Laberinto
Heriberto Yépez
Dentro de poco, Lo negro del Negro Durazo (1983), “la biografía criminal de Durazo escrita por su Jefe de Ayudantes” (José González G.) cumple 30 años. Solo ese año vendió más de 150 mil ejemplares.
Mi hermano mayor —leydo de barrio— me hablaba de ese libro con emoción, al igual que de la biografía Juan Gabriel y yo (1985), también escrita por un asistente soplón. Estos son los primeros libros que recuerdo haber discutido con Javier, ahora muerto.
También escuchábamos a José José y Pink Floyd.
Mi hermano perseguía en los libros la “revelación” —expectativa venida de la Biblia, que él criticaba con ahínco, aunque era fanático de los Apocalipsis, el de San Juan y los apócrifos—; en los textos él buscaba confesión y denuncia. Cada semana leíamos Duda.
Para diferenciarme en algo, yo migré a los libros literarios. Lo que mi hermano leía, claro, era más interesante. Literaturas son pudores.
La mejor literatura norteamericana se define por una supuesta “naturalidad”, straightforwardness, franqueza, desvergüenza, crudeza, historia o voz personal.
(El experimentalismo norteamericano posmoderno es una crítica a este previo yo whitmaníaco).
La literatura mexicana, en cambio, tiende a ser reticente. Esta literatura juzga fácil esa primera persona (express y expresiva) y ese loco coloquio. Aun cuando cree practicarlo toma voz prestada.

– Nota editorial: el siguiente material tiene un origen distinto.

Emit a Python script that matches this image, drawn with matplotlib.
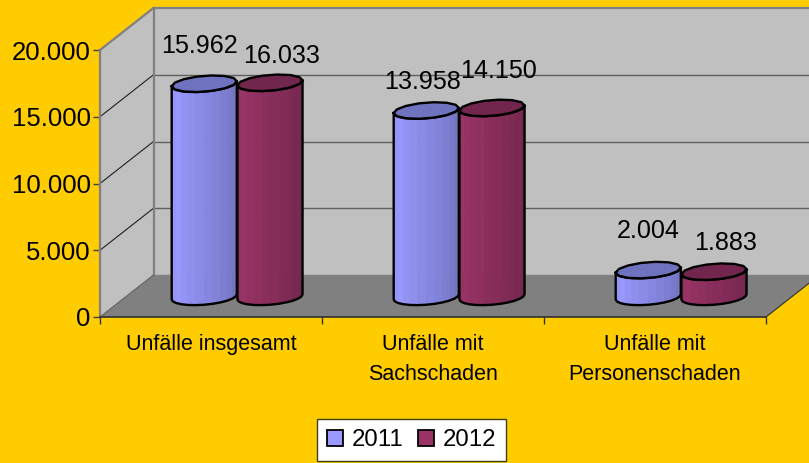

Hablaba del Negro Durazo y mi hermano, dos figuras paternales, miembros ya fantasmas.
No comparto el rechazo que los letrados sienten hacia la narcoliteratura. Yo prefiero los errores de Hilario Peña a las supuestas virtudes de Emiliano Monge. Me agrada esa zona donde la literatura repta, y la piel descascaja, ya vieja.
Soy crítico porque soy carroñero. Como las hienas —entre chillidos tomados por risas— suelo llegar pronto al lugar donde el cadáver supura, y reventarlo sin pena.
La crítica es entendimiento. El entendimiento solo puede ser alcanzado cuando algo agoniza o ha terminado.
Antes sería precoz analizar o definir. Los académicos son los críticos que usan toga y tenedor para degustar lo engusanado. Los reseñistas —con un gancho en la nariz— son simplemente precoces.
La crítica literaria, en sí misma, está muriendo. Me iré con ella.
Mi hermano leía todo tipo de impresos. Él me dijo que con Lo negro del Negro Durazo comenzaba otro tipo de libros en México.
Se equivocó en lo general pero acertó en la literatura.
Ahí comenzó —sin que los literatos mexicanos lo sepan— la narcoliteratura, que en estos años agoniza. Ya fue hecha.
Ahora solo falta que la exploten (vía cirugía estética) los que ayer despotricaron contra ella: los literatos y su estilo, ese zombie.
Novo —cínico conveniente— lo sabía: los sexenios dan forma a la literatura mexicana.
Y hoy —a la luz de una lámpara de petróleo— el
libro sobre el Negro Durazo reverdece en su estante.